なぜ、復活した?
昨年12月に劇的とも言える復活を果たしたカワサキW800。
これぞまさしく王道。
金属の質感高いパーツたちと、フロント19インチホイールのスタイルが蘇ったことは素直に嬉しいことだと思っています。
それに、たった1インチとはいえ、フロントホイールが大きくなることでバイクにずいぶんと『貫禄』が出るんですよ。
実際にも全長で55mm大きくなっているけど、それだけじゃない迫力がある。
ただし、個人的にはすこし思うところもあるんです……
W800 STREETとCAFEのこと
それは先行して発売されていたW800 STREETとCAFEのこと。
この2台はフロント18インチ化という大きな決断をして、歴代の『W』には到達できなかった世界を見せてくれました。
新しい時代へ向き合う姿勢と、過去最高の走り。
それはもう文句のつけようがない、素晴らしい完成度です。
なのに!?
まさかフロント19インチが復活するとは、寝耳に水でした。
変わらない『W800』
W800 STREETとCAFEの2台は走りを重視した前後18インチホイール化を中心に、エンジンがブラックアウトされるなど、『大きく変わった』ことを感じさせてくれましたよね。
でも新しいW800は違いました。
新しいW800は、伝統的な19インチのフロントホイールにシルバーのエンジン、前後のメッキフェンダーなど先代までと『変わっていない』ことを感じさせるんです。
とはいえ、W800 STREET/CAFEと同じく、味わい深さが圧倒的に進化したバーチカルツインエンジンを搭載していますし、フレームだって同じ新設計。サスペンションの味付けもこれまでより硬めでスポーティにセッティングされていますから、その走りは大きく進化しています。

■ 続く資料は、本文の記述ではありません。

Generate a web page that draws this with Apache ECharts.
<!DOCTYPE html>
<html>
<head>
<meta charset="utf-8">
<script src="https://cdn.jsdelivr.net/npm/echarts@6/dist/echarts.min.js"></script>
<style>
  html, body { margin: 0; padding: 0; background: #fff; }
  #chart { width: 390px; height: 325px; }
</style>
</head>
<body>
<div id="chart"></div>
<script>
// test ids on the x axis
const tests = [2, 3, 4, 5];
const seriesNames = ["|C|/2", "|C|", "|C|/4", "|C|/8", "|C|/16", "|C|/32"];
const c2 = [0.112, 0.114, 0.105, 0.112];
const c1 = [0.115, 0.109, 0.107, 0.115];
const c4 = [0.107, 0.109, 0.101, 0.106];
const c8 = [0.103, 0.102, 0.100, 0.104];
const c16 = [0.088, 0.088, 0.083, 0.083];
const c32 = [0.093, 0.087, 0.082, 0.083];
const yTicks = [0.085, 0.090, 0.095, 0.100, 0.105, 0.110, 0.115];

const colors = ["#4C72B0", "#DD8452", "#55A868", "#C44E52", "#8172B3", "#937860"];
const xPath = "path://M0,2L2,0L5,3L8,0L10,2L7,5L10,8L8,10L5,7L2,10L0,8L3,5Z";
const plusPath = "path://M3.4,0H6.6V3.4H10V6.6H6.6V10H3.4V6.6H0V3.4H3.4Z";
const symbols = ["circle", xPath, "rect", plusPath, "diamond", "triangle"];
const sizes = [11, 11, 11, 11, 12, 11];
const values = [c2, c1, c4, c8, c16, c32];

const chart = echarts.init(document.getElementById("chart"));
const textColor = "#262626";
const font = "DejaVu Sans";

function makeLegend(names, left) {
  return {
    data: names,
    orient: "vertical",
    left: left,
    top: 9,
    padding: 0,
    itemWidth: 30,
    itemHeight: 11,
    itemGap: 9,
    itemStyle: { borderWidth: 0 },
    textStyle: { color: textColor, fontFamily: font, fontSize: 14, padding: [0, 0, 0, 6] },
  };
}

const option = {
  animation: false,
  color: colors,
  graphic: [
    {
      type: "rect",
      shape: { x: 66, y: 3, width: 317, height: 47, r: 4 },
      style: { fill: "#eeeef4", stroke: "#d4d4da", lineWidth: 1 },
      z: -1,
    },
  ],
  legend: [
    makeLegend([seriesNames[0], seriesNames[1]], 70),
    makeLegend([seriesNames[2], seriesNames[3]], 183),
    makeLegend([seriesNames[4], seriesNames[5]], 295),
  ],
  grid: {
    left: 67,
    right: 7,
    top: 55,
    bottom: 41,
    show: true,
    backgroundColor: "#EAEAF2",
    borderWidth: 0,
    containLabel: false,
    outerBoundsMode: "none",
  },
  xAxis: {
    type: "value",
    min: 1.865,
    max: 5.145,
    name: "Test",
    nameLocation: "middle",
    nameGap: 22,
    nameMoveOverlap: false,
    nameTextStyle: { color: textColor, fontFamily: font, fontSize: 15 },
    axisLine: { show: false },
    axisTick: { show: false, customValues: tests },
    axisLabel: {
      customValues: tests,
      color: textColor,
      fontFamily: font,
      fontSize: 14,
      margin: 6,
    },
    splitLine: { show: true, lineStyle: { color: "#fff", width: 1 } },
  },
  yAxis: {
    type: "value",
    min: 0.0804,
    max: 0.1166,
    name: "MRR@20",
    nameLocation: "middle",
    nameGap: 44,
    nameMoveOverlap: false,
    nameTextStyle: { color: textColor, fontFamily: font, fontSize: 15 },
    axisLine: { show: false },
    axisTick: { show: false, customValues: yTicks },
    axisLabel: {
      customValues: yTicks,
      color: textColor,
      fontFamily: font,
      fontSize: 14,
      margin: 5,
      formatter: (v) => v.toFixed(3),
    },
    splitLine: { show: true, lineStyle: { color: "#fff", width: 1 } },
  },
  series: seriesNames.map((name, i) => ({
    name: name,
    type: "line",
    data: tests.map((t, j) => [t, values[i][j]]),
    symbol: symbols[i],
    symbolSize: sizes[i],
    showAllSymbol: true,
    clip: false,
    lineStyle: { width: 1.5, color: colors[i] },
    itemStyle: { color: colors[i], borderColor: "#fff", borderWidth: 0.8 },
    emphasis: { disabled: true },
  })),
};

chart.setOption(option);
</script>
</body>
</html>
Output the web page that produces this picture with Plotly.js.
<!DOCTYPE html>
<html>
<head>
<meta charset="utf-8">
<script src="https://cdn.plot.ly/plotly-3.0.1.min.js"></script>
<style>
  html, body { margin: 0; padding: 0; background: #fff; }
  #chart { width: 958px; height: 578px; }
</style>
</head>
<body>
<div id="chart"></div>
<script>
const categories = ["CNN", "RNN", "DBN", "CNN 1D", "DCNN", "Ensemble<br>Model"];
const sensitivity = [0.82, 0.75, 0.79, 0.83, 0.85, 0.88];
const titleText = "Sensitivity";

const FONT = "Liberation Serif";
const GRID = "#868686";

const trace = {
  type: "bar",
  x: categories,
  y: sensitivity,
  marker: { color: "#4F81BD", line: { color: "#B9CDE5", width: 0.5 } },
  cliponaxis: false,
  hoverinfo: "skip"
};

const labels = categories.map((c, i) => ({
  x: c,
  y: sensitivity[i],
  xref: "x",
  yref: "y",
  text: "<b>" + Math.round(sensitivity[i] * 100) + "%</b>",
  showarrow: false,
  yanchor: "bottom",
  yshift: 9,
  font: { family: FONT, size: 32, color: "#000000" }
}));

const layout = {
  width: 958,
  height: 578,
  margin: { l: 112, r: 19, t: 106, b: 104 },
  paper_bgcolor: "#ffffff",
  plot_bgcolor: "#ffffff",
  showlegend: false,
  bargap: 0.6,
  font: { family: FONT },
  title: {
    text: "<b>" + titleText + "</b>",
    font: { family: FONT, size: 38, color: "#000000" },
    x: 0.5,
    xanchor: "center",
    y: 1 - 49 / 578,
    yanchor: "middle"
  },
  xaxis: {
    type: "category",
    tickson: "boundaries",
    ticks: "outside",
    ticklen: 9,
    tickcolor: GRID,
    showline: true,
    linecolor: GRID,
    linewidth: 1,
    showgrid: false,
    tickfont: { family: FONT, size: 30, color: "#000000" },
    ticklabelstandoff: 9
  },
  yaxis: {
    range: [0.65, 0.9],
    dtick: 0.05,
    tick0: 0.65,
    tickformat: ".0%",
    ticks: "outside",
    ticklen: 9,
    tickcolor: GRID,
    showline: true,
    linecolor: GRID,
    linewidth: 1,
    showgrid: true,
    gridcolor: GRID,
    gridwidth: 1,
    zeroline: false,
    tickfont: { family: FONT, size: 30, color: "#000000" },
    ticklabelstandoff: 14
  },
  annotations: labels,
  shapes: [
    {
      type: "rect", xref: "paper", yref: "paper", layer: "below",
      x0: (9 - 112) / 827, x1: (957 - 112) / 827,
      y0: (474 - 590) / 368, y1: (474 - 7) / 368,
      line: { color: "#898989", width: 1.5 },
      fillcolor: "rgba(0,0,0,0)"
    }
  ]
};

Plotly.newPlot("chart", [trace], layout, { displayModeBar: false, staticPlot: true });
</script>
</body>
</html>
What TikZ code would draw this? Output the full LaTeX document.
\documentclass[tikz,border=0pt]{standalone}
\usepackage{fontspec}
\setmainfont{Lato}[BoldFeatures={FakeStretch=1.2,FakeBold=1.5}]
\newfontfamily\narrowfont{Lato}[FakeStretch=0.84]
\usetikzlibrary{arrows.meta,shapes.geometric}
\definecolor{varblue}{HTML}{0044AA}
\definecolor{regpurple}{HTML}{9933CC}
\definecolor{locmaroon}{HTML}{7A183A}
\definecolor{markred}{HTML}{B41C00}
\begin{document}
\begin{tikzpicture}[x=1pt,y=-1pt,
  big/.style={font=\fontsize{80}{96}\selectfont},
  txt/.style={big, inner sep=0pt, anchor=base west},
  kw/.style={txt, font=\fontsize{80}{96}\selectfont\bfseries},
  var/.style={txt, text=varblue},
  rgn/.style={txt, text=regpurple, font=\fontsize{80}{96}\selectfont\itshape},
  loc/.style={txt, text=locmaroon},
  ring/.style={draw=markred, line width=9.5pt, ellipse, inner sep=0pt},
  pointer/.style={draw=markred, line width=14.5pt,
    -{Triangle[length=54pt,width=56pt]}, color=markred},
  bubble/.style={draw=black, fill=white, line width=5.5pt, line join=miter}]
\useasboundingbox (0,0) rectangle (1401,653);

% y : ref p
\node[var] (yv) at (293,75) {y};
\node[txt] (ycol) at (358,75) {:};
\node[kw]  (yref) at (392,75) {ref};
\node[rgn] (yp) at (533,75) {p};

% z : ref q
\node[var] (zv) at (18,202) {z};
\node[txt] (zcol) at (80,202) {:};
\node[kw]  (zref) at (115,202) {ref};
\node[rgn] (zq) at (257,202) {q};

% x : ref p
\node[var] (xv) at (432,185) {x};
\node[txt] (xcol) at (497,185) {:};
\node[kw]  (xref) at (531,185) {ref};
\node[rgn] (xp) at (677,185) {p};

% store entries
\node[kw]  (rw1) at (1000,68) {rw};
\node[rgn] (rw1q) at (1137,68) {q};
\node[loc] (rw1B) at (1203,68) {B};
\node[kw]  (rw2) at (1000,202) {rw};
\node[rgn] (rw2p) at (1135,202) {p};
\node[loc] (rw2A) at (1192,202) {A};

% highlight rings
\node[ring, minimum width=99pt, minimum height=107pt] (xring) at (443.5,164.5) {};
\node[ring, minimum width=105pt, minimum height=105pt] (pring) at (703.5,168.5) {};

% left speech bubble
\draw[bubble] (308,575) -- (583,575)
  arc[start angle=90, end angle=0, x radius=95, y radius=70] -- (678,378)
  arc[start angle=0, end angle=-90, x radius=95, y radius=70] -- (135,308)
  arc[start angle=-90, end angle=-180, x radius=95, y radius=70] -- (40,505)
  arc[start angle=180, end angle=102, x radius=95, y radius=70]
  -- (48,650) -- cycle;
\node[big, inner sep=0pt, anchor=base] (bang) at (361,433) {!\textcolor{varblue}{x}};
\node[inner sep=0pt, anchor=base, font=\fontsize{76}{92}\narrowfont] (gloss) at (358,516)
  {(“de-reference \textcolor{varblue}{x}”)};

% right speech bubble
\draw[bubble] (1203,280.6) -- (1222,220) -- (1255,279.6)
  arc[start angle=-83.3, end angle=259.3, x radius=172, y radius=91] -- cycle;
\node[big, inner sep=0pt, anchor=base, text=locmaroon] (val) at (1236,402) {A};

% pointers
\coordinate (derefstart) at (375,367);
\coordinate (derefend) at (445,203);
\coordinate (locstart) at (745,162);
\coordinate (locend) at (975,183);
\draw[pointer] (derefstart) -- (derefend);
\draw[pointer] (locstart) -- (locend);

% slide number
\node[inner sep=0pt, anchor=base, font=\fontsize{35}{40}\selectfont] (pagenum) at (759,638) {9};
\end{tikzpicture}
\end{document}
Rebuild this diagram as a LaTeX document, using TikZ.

だけど、その走りもW800 STREET/CAFEとは、ちょっと毛色が違うように思えたんです。
ワインディングで走らせて
だからちゃんと走行性能を確かめてみようと、最初はワインディングを走りました。
W800 STREETやCAFEにも感じられる、後輪一輪に乗るようなヴィンテージ感のある走りがさらに強まっている。
その中でも、車体はしっかりしていて、フロントに荷重をかけて追い込んでも応えてきます。
確実に走りの性能は進化してる。
そこに頼りなさを感じることは一切ありません。
だけど、走りはじめから、そして走り終わるまで違和感がありました。
いやこれ多分、こうじゃないよな……って。
W800とW800 STREET、そしてW800 CAFE。
同じ伝統のバーチカルツインエンジンを核として搭載しながらも、W800には独特の世界がある。
感覚的な話ですけど、明らかな『違い』として、それを感じるんです。
W800は何が違う?
W800の違いって何だろう?
考えてみると、その理由は『峠まで至る道のり』の中にありました。
朝に街から走り出して、ワインディングへ向かうために高速道路に乗って……
その道程の中で感じていたのは『あぁ~今日も平和だなぁ』っていう穏やかな気持ちでした。
360度クランクのエンジンは3000回転強まで鼓動感でライダーを楽しませて、4000回転を超えるあたりからスウッと振動が収まっていく。
味わいの速度域ではバイクで走ることそのものの悦びを感じ、快適さの速度域では風の音しか聞こえない。
これはW800シリーズに共通の特性なんですけど、フロント19インチホイールの鷹揚さもあるのか、W800はそれを堪能しやすいように思えました。
難しいことなんて何も考えない。
それは、ライダーとして悟りを開くような時間だったわけです。